» **Request**
Copy out exactly the lines from the start of the data to the line containing "LINE = '#2a42a6'". Include both.

» **Dataset content**
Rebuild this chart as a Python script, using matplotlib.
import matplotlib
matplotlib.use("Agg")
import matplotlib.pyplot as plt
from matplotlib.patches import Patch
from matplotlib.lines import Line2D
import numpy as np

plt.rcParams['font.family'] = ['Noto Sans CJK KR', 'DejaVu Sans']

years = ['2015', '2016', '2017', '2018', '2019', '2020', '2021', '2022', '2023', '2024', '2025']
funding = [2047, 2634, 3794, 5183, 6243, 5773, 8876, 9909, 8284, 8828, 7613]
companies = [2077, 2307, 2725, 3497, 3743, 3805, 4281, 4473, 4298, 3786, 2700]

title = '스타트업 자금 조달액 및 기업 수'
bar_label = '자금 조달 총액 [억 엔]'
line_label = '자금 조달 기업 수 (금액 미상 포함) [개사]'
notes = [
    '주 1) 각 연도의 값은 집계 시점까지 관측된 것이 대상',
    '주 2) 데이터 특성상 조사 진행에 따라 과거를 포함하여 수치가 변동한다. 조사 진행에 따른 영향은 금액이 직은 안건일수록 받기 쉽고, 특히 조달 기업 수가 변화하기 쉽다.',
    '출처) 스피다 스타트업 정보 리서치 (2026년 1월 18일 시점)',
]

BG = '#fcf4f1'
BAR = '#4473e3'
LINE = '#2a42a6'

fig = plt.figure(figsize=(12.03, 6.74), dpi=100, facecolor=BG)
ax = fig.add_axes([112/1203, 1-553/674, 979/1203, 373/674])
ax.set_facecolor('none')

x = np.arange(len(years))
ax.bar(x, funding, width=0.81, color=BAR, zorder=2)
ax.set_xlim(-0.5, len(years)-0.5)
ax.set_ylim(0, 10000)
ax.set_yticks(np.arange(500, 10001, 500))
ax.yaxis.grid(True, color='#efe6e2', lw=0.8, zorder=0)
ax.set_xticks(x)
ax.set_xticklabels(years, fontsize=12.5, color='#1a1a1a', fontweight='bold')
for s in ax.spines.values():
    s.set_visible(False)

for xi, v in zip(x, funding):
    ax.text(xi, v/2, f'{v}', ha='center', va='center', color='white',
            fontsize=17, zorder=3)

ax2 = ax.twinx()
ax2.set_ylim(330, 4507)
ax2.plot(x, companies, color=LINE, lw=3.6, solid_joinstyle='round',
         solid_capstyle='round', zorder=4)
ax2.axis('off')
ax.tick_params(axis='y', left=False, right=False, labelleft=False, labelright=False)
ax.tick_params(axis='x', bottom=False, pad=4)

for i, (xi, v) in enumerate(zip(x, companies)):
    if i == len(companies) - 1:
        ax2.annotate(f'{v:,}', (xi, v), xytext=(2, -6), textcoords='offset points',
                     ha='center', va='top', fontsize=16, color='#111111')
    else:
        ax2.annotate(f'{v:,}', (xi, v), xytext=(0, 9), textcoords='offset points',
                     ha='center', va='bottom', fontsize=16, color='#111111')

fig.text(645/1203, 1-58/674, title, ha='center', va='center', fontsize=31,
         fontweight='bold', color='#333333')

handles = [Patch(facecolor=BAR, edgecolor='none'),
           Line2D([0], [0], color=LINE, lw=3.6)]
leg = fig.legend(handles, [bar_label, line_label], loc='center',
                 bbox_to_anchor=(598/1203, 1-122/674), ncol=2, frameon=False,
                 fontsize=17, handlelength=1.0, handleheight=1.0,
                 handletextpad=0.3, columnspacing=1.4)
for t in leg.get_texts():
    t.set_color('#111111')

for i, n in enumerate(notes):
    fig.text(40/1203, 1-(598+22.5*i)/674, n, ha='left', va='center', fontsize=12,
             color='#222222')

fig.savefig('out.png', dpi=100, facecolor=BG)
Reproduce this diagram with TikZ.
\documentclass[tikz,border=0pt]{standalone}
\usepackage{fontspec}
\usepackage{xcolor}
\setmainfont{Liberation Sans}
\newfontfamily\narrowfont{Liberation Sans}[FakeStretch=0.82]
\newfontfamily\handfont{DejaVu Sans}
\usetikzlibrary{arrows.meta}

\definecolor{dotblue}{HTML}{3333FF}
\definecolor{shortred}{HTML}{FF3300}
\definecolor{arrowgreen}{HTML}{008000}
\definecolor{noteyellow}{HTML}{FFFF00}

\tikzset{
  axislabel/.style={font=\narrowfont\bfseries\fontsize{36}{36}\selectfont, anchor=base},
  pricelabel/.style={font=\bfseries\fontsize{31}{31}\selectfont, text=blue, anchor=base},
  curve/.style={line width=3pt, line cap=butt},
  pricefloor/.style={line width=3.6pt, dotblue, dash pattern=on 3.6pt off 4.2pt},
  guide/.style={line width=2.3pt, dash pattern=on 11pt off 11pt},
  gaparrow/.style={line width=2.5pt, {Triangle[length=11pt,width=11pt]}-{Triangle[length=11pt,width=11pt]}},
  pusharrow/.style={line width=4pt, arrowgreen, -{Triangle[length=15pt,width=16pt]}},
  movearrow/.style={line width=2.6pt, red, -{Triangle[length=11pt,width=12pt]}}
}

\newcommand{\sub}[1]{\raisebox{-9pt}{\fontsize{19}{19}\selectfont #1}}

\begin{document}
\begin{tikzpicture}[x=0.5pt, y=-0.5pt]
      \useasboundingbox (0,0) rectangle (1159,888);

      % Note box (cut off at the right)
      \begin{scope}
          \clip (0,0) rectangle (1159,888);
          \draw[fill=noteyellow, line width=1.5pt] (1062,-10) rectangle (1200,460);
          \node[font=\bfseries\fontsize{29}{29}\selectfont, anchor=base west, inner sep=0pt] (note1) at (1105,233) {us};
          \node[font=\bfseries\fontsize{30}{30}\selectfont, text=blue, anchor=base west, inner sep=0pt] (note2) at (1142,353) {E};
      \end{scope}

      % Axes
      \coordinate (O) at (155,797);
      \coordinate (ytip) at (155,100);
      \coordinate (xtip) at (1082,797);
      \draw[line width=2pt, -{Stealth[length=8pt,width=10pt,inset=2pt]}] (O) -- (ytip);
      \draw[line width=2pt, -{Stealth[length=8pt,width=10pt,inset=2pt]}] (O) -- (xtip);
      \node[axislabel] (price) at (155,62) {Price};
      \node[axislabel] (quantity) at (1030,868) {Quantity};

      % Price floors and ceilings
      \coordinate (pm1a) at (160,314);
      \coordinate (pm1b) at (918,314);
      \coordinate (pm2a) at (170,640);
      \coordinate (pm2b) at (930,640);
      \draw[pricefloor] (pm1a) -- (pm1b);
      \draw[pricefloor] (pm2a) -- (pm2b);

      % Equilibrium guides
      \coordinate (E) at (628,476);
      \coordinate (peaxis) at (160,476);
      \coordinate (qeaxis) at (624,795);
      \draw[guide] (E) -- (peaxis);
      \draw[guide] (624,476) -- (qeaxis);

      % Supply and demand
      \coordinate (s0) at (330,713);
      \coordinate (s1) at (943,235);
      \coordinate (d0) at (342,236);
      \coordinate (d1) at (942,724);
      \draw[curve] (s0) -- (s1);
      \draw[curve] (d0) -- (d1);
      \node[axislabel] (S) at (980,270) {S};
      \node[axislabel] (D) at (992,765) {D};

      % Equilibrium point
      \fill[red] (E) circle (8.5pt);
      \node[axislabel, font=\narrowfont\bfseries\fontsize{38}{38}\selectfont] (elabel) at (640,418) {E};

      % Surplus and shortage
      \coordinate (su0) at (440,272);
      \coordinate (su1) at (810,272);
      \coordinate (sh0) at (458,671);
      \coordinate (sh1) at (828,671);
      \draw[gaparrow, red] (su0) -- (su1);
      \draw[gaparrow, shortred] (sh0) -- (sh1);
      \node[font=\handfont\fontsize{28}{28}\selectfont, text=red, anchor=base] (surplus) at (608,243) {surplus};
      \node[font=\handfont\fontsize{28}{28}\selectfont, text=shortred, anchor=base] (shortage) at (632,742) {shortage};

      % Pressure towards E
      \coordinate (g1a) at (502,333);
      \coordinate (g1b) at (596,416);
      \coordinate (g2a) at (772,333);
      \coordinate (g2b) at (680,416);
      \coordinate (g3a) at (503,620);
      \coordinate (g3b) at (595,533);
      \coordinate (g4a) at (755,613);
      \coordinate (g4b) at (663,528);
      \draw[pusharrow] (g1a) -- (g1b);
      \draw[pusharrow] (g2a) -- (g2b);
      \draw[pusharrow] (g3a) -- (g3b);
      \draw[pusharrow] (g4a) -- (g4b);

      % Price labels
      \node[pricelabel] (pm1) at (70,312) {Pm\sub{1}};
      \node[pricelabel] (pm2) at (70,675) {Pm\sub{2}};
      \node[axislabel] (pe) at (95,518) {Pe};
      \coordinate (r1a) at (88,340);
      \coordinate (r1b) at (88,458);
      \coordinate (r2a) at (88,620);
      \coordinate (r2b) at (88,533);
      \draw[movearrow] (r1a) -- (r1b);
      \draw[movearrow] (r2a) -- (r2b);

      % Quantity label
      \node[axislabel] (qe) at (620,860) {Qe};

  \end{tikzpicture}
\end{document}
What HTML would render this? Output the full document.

» **Exercise output**
Rebuild this chart as a Python script, using matplotlib.
import matplotlib
matplotlib.use("Agg")
import matplotlib.pyplot as plt
from matplotlib.patches import Patch
from matplotlib.lines import Line2D
import numpy as np

plt.rcParams['font.family'] = ['Noto Sans CJK KR', 'DejaVu Sans']

years = ['2015', '2016', '2017', '2018', '2019', '2020', '2021', '2022', '2023', '2024', '2025']
funding = [2047, 2634, 3794, 5183, 6243, 5773, 8876, 9909, 8284, 8828, 7613]
companies = [2077, 2307, 2725, 3497, 3743, 3805, 4281, 4473, 4298, 3786, 2700]

title = '스타트업 자금 조달액 및 기업 수'
bar_label = '자금 조달 총액 [억 엔]'
line_label = '자금 조달 기업 수 (금액 미상 포함) [개사]'
notes = [
    '주 1) 각 연도의 값은 집계 시점까지 관측된 것이 대상',
    '주 2) 데이터 특성상 조사 진행에 따라 과거를 포함하여 수치가 변동한다. 조사 진행에 따른 영향은 금액이 직은 안건일수록 받기 쉽고, 특히 조달 기업 수가 변화하기 쉽다.',
    '출처) 스피다 스타트업 정보 리서치 (2026년 1월 18일 시점)',
]

BG = '#fcf4f1'
BAR = '#4473e3'
LINE = '#2a42a6'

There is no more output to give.